Calculating the sag in a cable that has two different weights (two wires joined together)?

I'm familiar with the equation for the sag of a cable:

$$x = \frac{wx(L-x)}{2T}$$

Where w = the weight per length, T = the tension and L = the length of the span between supports. I'm wondering if there is a similar equation for the sag of a cable that has two different weights. For instance, if two cables with different cross sectional areas were tied or spliced together.

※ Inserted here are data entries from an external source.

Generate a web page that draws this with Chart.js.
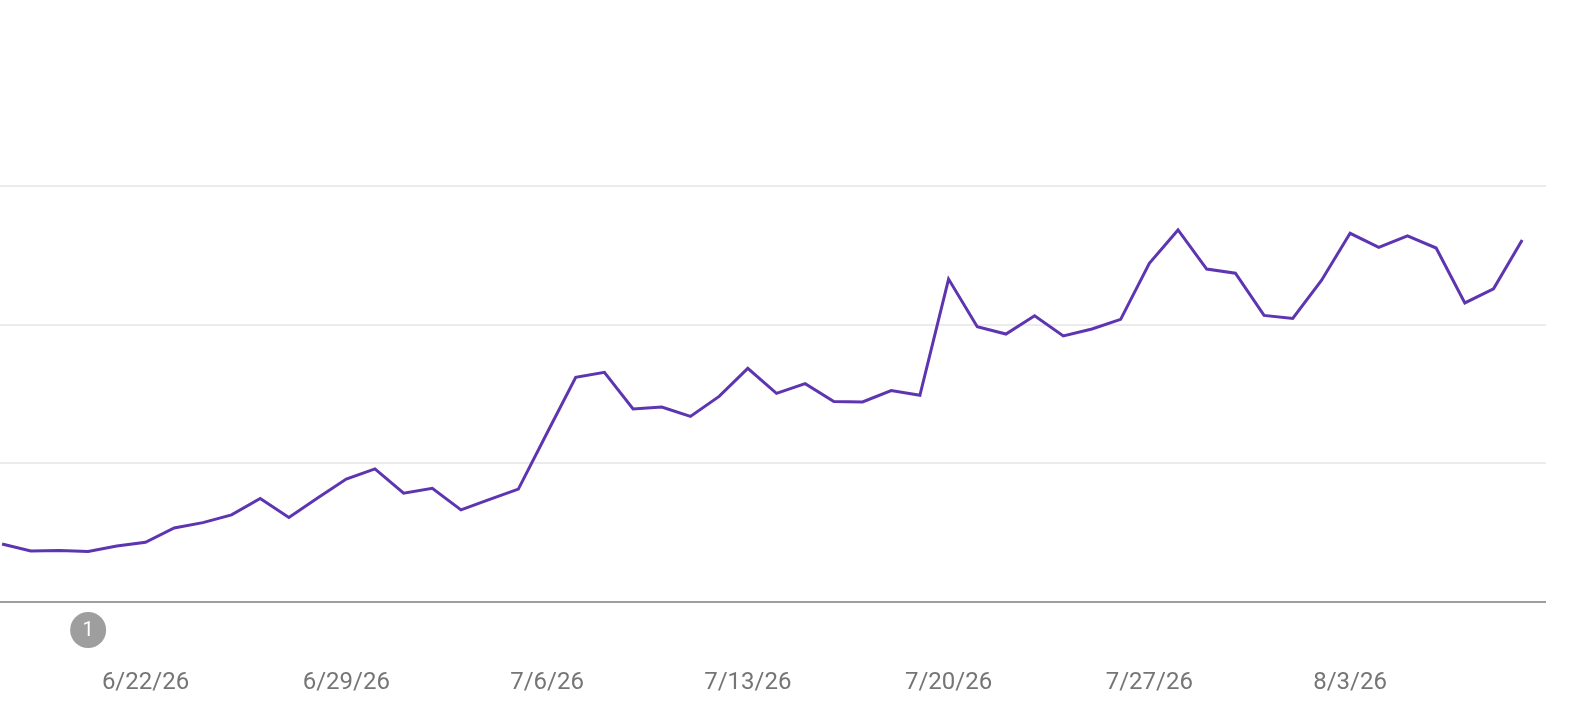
<!DOCTYPE html>
<html>
<head>
<meta charset="utf-8">
<script src="https://cdn.jsdelivr.net/npm/chart.js@4"></script>
<style>
  body { margin: 0; background: #fff; }
  #wrap { width: 1570px; height: 728px; }
</style>
</head>
<body>
<div id="wrap"><canvas id="trendChart" width="1570" height="728"></canvas></div>
<script>
// daily dates (x categories)
const dates = [
  "6/17/26", "6/18/26", "6/19/26", "6/20/26", "6/21/26", "6/22/26", "6/23/26", "6/24/26",
  "6/25/26", "6/26/26", "6/27/26", "6/28/26", "6/29/26", "6/30/26", "7/1/26", "7/2/26",
  "7/3/26", "7/4/26", "7/5/26", "7/6/26", "7/7/26", "7/8/26", "7/9/26", "7/10/26",
  "7/11/26", "7/12/26", "7/13/26", "7/14/26", "7/15/26", "7/16/26", "7/17/26", "7/18/26",
  "7/19/26", "7/20/26", "7/21/26", "7/22/26", "7/23/26", "7/24/26", "7/25/26", "7/26/26",
  "7/27/26", "7/28/26", "7/29/26", "7/30/26", "7/31/26", "8/1/26", "8/2/26", "8/3/26",
  "8/4/26", "8/5/26", "8/6/26", "8/7/26", "8/8/26", "8/9/26"
];

// series values
const values = [
  20.9, 18.4, 18.6, 18.2, 20.2, 21.5, 26.7, 28.6,
  31.4, 37.3, 30.5, 37.5, 44.3, 48.0, 39.2, 41.0,
  33.2, 37.0, 40.7, 60.9, 81.0, 82.8, 69.6, 70.3,
  66.9, 74.1, 84.2, 75.2, 78.7, 72.3, 72.1, 76.2,
  74.5, 116.4, 99.2, 96.6, 103.2, 95.9, 98.4, 101.9,
  122.1, 134.1, 120.0, 118.5, 103.3, 102.2, 115.9, 132.9,
  127.8, 132.0, 127.6, 107.8, 112.9, 130.5
];

// x tick labels (weekly)
const tickLabels = ["6/22/26", "6/29/26", "7/6/26", "7/13/26", "7/20/26", "7/27/26", "8/3/26"];

// y grid lines (no labels shown)
const yGrid = [0, 50, 100, 150];

// annotation markers under the axis
const noteDates = ["6/20/26"];
const noteLabels = ["1"];

const points = values.map((v, i) => ({ x: i, y: v }));

// plugin for the little numbered circles under the axis
const notesPlugin = {
  id: "notes",
  afterDraw(chart) {
    const ctx = chart.ctx;
    const xScale = chart.scales.x;
    const yBase = chart.chartArea.bottom + 28;
    noteDates.forEach((d, i) => {
      const px = xScale.getPixelForValue(dates.indexOf(d));
      ctx.save();
      ctx.fillStyle = "#9e9e9e";
      ctx.beginPath();
      ctx.arc(px, yBase, 18, 0, Math.PI * 2);
      ctx.fill();
      ctx.fillStyle = "#ffffff";
      ctx.font = "20px Roboto";
      ctx.textAlign = "center";
      ctx.textBaseline = "middle";
      ctx.fillText(noteLabels[i], px, yBase + 1);
      ctx.restore();
    });
  },
};

const ctx = document.getElementById("trendChart").getContext("2d");
new Chart(ctx, {
  type: "line",
  data: {
    datasets: [
      {
        data: points,
        borderColor: "#5e35b1",
        borderWidth: 3,
        pointRadius: 0,
        tension: 0,
        fill: false,
      },
    ],
  },
  options: {
    responsive: false,
    animation: false,
    devicePixelRatio: 1,
    layout: { padding: { left: 0, right: 24, top: 0, bottom: 0 } },
    plugins: {
      legend: { display: false },
      tooltip: { enabled: false },
    },
    scales: {
      x: {
        type: "linear",
        min: -0.073,
        max: 53.83,
        afterBuildTicks: (scale) => {
          scale.ticks = tickLabels.map((t) => ({ value: dates.indexOf(t) }));
        },
        afterFit: (scale) => {
          scale.height = 126; // keeps the axis line at y=602
        },
        grid: { display: false, drawTicks: false },
        border: { display: false },
        ticks: {
          autoSkip: false,
          maxRotation: 0,
          padding: 67,
          color: "#757575",
          font: { family: "Roboto", size: 24 },
          callback: (v) => dates[v],
        },
      },
      y: {
        min: 0,
        max: 217,
        afterBuildTicks: (scale) => {
          scale.ticks = yGrid.map((v) => ({ value: v }));
        },
        grid: {
          drawTicks: false,
          color: (c) => (c.tick && c.tick.value === 0 ? "#9e9e9e" : "#ebebeb"),
          lineWidth: 2,
        },
        border: { display: false },
        ticks: { display: false },
      },
    },
  },
  plugins: [notesPlugin],
});
</script>
</body>
</html>
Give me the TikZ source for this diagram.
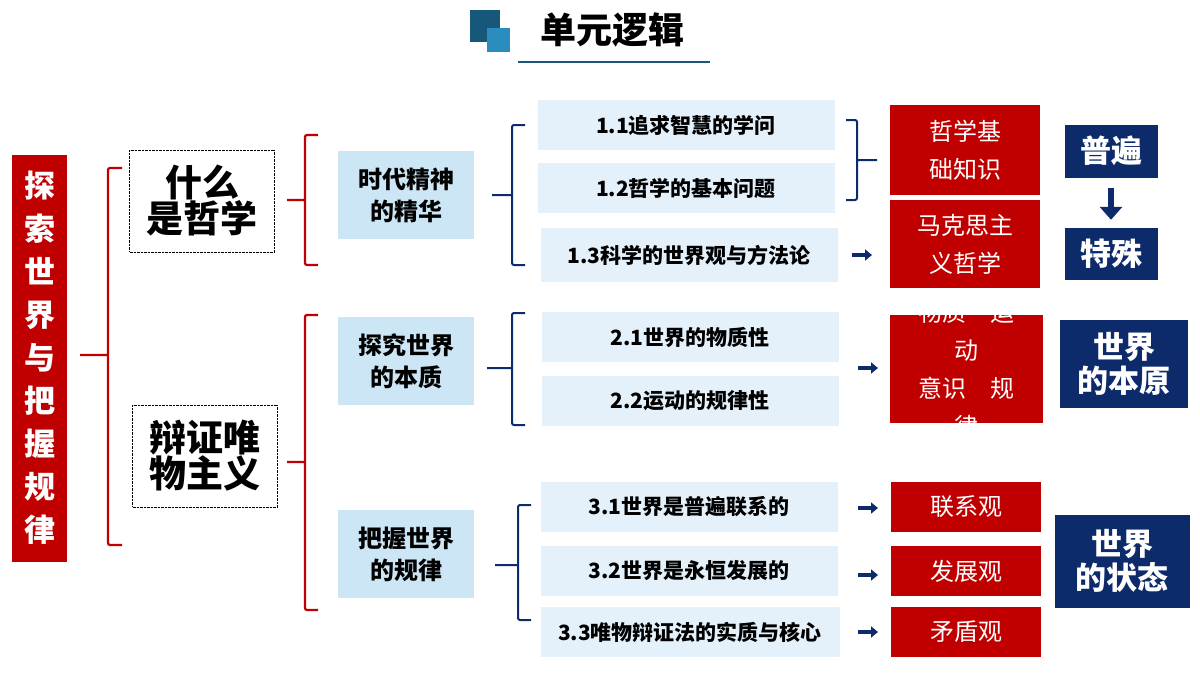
\documentclass[tikz,border=0pt]{standalone}
\usepackage{fontspec}
\setmainfont{Noto Sans CJK SC}
\newcommand\cjkb{\bfseries}
\usetikzlibrary{arrows.meta}
\definecolor{redbox}{HTML}{C00000}
\definecolor{navy}{HTML}{0D2A6B}
\definecolor{lblue}{HTML}{CCE6F5}
\definecolor{pblue}{HTML}{E4F1FA}
\definecolor{tdark}{HTML}{17587A}
\definecolor{tlight}{HTML}{2A8DBE}
\tikzset{
  item/.style={fill=pblue, minimum width=297pt, minimum height=50pt, font=\cjkb\fontsize{21}{22}\selectfont},
  topic/.style={fill=lblue, minimum width=136pt, minimum height=88pt, align=center, font=\cjkb\fontsize{24}{32}\selectfont},
  rbox/.style={fill=redbox, text=white, minimum width=150pt, minimum height=50pt, align=center, font=\fontsize{24}{38}\selectfont},
  nbox/.style={fill=navy, text=white, align=center, font=\cjkb\fontsize{31}{34}\selectfont},
  main/.style={draw, densely dotted, minimum width=145pt, minimum height=102pt, align=center, font=\cjkb\fontsize{37}{36}\selectfont},
  rbr/.style={redbox, line width=2.2pt, rounded corners=2pt},
  bbr/.style={navy, line width=2pt, rounded corners=2pt},
  arr/.style={navy, line width=3.5pt, -{Triangle[length=7pt,width=11pt]}}
}
\begin{document}
\begin{tikzpicture}[x=1pt, y=-1pt]
\useasboundingbox (0,0) rectangle (1200,675);
% title
\fill[tdark] (470,10) rectangle (500,42);
\fill[tlight] (487,28) rectangle (510,52);
\node[font=\cjkb\fontsize{36}{36}\selectfont] (title) at (612,30) {单元逻辑};
\draw[tdark, line width=1.2pt] (518,62) -- (710,62);
% left column
\node[fill=redbox, text=white, minimum width=55pt, minimum height=407pt, align=center,
  font=\cjkb\fontsize{31}{43}\selectfont] (root) at (39.5,358) {探\\索\\世\\界\\与\\把\\握\\规\\律};
\draw[rbr] (122,168) -- (108,168) -- (108,545) -- (122,545) (80,355) -- (108,355);
\node[main] (what) at (202,201) {什么\\是哲学};
\node[main] (dial) at (205,456) {辩证唯\\物主义};
\draw[rbr] (318,135) -- (305,135) -- (305,265) -- (318,265) (287,200) -- (305,200);
\draw[rbr] (318,315) -- (305,315) -- (305,610) -- (318,610) (287,462) -- (305,462);
% topics
\node[topic] (t1) at (406,195) {时代精神\\的精华};
\node[topic] (t2) at (406,361) {探究世界\\的本质};
\node[topic] (t3) at (406,554) {把握世界\\的规律};
\draw[bbr] (525,125) -- (512,125) -- (512,265) -- (525,265) (492,195) -- (512,195);
\draw[bbr] (525,313) -- (512,313) -- (512,425) -- (525,425) (487,368) -- (512,368);
\draw[bbr] (531,505) -- (518,505) -- (518,620) -- (531,620) (495,565) -- (518,565);
% items
\node[item] (i11) at (686,125) {1.1追求智慧的学问};
\node[item] (i12) at (686,188) {1.2哲学的基本问题};
\node[item, minimum height=54pt] (i13) at (689,255) {1.3科学的世界观与方法论};
\node[item] (i21) at (690,337) {2.1世界的物质性};
\node[item] (i22) at (690,401) {2.2运动的规律性};
\node[item] (i31) at (689,507) {3.1世界是普遍联系的};
\node[item] (i32) at (689,571) {3.2世界是永恒发展的};
\node[item, minimum width=299pt] (i33) at (690,632) {3.3唯物辩证法的实质与核心};
\draw[bbr] (846,120) -- (857,120) -- (857,200) -- (846,200) (857,160) -- (877,160);
% red boxes
\node[rbox, minimum height=90pt] (r1) at (965,150) {哲学基\\础知识};
\node[rbox, minimum height=88pt] (r2) at (965,244) {马克思主\\义哲学};
\begin{scope}
\clip (890,315) rectangle (1043,423);
\fill[redbox] (890,315) rectangle (1043,423);
\node[text=white, align=center, font=\fontsize{24}{38}\selectfont] (r3) at (966.5,369) {物质\quad 运\\动\\意识\quad 规\\律};
\end{scope}
\node[rbox] (r4) at (966,507) {联系观};
\node[rbox] (r5) at (966,571) {发展观};
\node[rbox] (r6) at (966,632) {矛盾观};
\coordinate (a1) at (852,255); \coordinate (b1) at (872,255);
\coordinate (a2) at (858,368); \coordinate (b2) at (878,368);
\coordinate (a3) at (858,508); \coordinate (b3) at (878,508);
\coordinate (a4) at (858,575); \coordinate (b4) at (878,575);
\coordinate (a5) at (858,632); \coordinate (b5) at (878,632);
\foreach \k in {1,...,5} \draw[arr] (a\k) -- (b\k);
% navy boxes
\node[nbox, minimum width=93pt, minimum height=53pt] (gen) at (1111,151) {普遍};
\node[nbox, minimum width=93pt, minimum height=52pt] (spec) at (1111,254) {特殊};
\draw[navy, line width=6pt, -{Triangle[length=13pt,width=22pt]}, shorten <=10pt, shorten >=8pt] (gen) -- (spec);
\node[nbox, minimum width=128pt, minimum height=88pt] (orig) at (1124,364) {世界\\的本原};
\node[nbox, minimum width=135pt, minimum height=93pt] (state) at (1122,561) {世界\\的状态};
\end{tikzpicture}
\end{document}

I'm just hoping to be pointed in the right direction, if there is one. I'm hoping there is, but more realistically I expect this can't be done statically and I will need to use some sort of FEM package.

Many thanks.

• Does this answer your question? Catenary curved string with differing linear densities - Linear density distribution Feb 12 at 13:57
• @KyleKanos: The OP's question is a bit simpler than the full catenary equation, I think; they appear to be in the limit where the stretching of the string is negligible (which is why their solution for the shape is a quadratic polynomial rather than a hyperbolic cosine.) Still, the techniques on your answer there should apply. Feb 12 at 16:01
• @MichaelSeifert There is no stretching in the catenary solution.
– Buzz
Feb 12 at 21:50
• @Buzz: You're of course correct; I don't know why I said that. What I meant was that the OP's solution assumes the limit where the deviations from horizontal are "small" ($y' \ll 1$) — which is not the same thing as "no stretching." Mea culpa. Feb 12 at 21:57

This can be solved exactly by noting that (in this limit) the displacement of the cable satisfies the differential equation $$T y'' = - w y$$ at all points (look at the forces in an infinitesimal element of the rope to see this.) This generalizes in a straightforward way to the case where $$w(x)$$ is a function of the position $$x$$.
In the case where you have cables of two different weights, you would write down the general solution to the above ODE for each part of the cable separately, subject to the boundary conditions at either end and the additional requirement that $$y$$ and $$y'$$ are continuous at the location of the splice. This then leads to a system of four equations (ends of the cable and continuity at the splice) and four unknowns (two free parameters for each region) that can be solved.